Task to complete:
Your task is to copy a single run of lines that starts at the line with "Write a Python" and stops at the line with "import plotly.graph_objects as go", keeping both ends. Copy nothing else.
·····
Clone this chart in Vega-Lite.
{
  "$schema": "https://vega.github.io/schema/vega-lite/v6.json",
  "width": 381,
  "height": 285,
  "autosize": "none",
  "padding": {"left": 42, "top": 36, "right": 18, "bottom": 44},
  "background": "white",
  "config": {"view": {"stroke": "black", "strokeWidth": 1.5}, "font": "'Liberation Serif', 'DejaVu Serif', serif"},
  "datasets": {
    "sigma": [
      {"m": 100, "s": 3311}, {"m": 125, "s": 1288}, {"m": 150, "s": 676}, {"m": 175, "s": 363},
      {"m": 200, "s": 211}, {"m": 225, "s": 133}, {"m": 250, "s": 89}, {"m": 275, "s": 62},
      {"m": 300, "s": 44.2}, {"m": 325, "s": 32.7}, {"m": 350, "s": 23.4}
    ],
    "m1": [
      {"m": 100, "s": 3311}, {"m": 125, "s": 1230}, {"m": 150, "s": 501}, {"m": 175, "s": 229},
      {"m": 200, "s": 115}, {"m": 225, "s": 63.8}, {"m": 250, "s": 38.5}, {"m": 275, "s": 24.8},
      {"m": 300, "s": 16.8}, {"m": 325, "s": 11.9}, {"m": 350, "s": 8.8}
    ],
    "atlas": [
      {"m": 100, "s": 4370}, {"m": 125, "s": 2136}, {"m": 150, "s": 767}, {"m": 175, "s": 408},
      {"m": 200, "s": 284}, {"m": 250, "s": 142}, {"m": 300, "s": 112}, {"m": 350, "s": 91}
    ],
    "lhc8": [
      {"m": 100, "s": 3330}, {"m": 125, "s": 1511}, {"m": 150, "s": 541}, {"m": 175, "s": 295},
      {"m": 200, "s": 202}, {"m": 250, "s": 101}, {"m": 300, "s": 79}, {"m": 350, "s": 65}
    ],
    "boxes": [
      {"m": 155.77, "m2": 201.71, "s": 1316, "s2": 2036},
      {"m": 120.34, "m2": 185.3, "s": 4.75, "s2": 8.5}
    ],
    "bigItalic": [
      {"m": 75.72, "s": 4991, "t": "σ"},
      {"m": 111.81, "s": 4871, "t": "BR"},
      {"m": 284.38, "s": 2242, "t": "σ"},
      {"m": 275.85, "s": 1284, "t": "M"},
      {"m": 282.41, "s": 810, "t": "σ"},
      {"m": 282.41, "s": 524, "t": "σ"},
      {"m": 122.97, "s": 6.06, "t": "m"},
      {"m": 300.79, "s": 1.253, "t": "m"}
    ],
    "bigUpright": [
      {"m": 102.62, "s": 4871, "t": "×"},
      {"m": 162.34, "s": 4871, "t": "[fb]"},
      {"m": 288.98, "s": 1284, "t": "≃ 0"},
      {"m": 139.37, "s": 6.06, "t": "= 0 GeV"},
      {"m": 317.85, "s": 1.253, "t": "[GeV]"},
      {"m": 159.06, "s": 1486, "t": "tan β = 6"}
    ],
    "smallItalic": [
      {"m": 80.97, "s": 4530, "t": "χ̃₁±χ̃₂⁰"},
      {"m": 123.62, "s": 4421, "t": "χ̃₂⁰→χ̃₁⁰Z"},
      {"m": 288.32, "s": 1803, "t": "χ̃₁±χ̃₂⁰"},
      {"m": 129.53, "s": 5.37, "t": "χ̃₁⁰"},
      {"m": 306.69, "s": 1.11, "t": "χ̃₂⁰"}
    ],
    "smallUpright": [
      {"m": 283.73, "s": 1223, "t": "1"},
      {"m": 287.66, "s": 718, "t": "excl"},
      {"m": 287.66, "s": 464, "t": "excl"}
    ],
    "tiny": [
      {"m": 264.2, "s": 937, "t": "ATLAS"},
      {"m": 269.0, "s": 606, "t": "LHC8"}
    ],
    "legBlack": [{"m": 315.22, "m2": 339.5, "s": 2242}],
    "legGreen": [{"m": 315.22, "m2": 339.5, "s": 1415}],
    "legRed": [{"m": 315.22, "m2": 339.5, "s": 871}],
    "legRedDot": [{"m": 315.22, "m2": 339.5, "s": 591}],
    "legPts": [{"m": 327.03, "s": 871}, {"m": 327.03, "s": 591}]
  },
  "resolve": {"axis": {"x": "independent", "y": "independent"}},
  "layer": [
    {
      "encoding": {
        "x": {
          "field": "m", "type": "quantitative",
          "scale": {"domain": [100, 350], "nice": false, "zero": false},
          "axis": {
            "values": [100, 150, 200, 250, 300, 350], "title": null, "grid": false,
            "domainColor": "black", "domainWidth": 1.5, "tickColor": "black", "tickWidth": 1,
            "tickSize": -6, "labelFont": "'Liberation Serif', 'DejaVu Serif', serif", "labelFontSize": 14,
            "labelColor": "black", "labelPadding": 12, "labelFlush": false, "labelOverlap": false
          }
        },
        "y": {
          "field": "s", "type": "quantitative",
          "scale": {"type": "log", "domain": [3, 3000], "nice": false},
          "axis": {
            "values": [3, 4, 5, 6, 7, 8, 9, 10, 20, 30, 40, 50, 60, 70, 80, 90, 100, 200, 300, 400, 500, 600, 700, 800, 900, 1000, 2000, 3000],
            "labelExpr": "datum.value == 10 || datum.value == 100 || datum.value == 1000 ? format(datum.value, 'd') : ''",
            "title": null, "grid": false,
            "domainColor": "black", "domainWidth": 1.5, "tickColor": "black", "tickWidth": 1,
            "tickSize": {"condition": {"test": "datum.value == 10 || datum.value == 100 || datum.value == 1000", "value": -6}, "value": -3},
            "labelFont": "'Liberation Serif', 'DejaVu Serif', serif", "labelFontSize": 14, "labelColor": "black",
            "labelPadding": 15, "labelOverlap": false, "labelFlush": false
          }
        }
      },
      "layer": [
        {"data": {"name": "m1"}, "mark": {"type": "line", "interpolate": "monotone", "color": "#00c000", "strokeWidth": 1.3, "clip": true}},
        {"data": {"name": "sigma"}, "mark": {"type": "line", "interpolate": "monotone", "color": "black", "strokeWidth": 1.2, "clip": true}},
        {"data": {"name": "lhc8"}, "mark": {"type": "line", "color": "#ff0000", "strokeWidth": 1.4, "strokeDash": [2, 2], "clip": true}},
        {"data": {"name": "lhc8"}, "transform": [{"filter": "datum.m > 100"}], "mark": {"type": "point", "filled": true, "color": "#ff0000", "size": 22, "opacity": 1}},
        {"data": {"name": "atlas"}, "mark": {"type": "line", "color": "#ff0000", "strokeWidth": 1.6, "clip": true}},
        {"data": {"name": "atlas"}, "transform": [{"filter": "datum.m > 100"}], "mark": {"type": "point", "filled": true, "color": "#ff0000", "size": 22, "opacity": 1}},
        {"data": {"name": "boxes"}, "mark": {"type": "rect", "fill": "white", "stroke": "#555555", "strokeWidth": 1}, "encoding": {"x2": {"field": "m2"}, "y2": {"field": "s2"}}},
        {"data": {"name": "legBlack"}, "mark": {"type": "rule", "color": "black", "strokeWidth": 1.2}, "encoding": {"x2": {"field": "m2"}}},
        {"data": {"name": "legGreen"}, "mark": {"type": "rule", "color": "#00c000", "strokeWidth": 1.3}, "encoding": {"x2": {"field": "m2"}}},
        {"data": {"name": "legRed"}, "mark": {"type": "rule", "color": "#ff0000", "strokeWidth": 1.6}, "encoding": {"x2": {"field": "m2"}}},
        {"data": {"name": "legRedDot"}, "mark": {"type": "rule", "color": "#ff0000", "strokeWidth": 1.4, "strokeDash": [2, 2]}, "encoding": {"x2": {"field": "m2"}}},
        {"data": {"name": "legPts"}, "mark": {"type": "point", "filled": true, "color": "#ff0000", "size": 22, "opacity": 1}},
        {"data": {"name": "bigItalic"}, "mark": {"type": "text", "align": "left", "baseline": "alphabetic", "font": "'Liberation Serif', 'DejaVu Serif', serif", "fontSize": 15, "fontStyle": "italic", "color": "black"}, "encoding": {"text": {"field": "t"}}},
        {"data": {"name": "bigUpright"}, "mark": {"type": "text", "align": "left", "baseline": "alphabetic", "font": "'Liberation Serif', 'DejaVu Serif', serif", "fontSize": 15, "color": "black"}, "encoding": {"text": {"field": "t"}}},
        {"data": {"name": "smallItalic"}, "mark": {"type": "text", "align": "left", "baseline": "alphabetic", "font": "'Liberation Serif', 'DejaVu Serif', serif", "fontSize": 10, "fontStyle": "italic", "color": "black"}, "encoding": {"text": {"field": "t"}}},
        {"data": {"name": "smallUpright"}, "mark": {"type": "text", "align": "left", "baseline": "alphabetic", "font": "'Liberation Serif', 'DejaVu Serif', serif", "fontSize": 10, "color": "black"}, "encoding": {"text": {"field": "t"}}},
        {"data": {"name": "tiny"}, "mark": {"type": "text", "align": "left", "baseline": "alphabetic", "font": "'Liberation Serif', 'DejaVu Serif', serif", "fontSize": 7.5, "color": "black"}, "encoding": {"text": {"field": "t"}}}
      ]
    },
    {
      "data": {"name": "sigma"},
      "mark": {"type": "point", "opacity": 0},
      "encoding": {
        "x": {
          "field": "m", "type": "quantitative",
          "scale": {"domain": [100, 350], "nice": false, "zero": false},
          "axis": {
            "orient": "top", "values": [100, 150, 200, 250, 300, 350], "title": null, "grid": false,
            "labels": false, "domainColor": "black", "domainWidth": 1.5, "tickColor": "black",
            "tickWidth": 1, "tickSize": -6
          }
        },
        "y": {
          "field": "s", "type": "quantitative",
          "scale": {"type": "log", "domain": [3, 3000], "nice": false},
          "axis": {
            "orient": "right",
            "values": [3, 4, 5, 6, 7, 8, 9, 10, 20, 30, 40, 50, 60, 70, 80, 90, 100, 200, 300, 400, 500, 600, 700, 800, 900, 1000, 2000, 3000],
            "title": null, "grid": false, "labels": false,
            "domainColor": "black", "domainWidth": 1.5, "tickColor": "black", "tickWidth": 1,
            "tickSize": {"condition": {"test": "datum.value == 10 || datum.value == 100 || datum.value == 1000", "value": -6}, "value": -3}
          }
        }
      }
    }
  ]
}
·····
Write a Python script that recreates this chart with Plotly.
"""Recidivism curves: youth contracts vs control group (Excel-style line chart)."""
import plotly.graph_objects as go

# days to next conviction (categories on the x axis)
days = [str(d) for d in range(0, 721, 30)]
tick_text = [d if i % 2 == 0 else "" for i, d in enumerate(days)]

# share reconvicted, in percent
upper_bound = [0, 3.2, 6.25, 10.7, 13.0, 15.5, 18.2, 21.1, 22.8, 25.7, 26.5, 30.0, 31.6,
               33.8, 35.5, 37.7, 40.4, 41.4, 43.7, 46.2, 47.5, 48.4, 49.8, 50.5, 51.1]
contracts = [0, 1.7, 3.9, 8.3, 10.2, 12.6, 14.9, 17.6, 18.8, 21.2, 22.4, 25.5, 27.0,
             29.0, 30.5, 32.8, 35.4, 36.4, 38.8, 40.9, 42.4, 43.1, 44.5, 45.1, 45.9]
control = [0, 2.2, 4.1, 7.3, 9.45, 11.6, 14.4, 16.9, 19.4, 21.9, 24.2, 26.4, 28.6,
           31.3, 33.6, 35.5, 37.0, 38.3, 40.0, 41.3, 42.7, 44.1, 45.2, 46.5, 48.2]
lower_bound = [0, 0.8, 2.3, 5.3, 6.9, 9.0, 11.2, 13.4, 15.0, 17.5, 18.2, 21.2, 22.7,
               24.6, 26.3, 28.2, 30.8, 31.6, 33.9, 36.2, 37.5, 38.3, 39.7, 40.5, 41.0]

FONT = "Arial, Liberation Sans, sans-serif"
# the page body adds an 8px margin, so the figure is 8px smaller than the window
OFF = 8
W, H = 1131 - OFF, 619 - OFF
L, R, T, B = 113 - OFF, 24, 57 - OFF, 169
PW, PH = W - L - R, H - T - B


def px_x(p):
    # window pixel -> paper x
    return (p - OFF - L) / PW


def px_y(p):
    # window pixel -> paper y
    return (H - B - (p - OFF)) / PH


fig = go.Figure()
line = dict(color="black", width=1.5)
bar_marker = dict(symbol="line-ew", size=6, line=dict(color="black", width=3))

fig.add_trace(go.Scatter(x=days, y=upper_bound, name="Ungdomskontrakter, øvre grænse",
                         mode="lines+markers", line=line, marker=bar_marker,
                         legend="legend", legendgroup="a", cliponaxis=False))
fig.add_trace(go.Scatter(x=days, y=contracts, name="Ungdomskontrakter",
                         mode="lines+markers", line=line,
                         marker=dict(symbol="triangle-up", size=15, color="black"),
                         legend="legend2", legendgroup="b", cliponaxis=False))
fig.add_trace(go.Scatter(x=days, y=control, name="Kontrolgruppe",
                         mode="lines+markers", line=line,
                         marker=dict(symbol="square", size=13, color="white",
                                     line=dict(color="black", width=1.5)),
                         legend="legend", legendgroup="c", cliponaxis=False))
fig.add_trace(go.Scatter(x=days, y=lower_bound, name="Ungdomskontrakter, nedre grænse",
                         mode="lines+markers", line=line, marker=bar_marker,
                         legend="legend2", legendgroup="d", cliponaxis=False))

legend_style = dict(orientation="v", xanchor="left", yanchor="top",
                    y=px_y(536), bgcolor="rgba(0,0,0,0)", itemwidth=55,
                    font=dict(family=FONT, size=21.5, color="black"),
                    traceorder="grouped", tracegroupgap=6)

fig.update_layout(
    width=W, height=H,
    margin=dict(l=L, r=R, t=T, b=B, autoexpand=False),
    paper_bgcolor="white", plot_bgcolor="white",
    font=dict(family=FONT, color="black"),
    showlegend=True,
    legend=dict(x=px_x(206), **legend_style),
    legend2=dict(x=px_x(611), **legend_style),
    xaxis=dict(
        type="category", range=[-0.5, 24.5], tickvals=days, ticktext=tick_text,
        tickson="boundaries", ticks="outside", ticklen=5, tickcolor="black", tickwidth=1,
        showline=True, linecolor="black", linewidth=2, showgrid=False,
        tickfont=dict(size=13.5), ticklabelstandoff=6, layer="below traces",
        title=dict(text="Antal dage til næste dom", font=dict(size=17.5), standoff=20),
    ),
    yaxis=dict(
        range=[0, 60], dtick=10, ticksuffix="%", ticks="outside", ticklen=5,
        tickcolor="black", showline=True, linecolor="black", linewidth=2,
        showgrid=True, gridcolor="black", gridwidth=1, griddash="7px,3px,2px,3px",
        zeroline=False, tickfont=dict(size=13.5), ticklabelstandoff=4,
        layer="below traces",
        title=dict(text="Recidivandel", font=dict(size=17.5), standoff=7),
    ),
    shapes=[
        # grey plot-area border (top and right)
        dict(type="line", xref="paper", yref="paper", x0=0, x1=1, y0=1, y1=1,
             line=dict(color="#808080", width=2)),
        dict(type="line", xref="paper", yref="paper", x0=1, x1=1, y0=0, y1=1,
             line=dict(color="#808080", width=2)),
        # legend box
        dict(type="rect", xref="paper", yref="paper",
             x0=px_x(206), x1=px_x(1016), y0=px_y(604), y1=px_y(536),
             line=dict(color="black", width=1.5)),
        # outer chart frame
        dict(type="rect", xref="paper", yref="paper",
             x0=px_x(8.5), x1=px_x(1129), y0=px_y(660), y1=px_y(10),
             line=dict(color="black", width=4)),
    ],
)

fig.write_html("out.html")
·····
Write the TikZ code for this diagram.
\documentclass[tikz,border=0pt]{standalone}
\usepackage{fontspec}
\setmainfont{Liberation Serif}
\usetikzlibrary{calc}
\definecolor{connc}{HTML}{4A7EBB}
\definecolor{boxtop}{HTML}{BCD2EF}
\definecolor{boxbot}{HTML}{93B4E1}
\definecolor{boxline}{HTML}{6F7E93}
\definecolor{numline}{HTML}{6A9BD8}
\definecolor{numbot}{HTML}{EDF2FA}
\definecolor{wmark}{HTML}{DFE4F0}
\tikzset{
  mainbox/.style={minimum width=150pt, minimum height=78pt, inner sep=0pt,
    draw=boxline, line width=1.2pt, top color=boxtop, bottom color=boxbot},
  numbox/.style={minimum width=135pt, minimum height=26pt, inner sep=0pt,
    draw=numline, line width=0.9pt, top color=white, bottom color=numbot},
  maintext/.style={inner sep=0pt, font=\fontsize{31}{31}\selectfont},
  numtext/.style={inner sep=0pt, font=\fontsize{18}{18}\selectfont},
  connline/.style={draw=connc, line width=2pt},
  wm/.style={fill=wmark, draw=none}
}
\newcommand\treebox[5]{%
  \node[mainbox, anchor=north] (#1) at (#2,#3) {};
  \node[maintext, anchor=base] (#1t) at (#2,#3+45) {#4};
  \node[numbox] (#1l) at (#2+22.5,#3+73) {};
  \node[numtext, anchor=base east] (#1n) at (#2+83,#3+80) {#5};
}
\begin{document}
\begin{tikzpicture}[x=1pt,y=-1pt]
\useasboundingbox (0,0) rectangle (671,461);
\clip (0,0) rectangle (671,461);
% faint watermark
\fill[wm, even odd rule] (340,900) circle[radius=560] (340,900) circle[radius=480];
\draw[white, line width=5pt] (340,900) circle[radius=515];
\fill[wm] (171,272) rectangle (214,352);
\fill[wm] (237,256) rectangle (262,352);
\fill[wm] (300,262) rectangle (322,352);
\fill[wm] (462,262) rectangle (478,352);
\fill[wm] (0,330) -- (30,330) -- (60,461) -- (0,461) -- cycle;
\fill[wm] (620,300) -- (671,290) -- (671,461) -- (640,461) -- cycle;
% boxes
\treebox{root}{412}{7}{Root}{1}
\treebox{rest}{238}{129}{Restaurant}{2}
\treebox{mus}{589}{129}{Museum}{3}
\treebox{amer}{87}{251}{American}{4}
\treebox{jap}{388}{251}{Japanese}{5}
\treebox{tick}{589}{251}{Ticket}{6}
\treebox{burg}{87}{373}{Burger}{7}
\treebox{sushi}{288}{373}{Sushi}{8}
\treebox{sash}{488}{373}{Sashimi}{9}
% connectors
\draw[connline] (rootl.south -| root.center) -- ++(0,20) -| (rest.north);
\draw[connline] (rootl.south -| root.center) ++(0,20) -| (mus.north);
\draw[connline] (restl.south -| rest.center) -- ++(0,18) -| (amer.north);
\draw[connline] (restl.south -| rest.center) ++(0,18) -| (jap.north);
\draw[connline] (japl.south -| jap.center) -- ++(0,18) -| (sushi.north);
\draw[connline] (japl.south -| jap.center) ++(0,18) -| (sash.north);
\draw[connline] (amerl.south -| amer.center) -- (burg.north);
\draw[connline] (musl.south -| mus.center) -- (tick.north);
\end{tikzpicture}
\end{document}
·····
Full response:
Write a Python script that recreates this chart with Plotly.
"""Recidivism curves: youth contracts vs control group (Excel-style line chart)."""
import plotly.graph_objects as go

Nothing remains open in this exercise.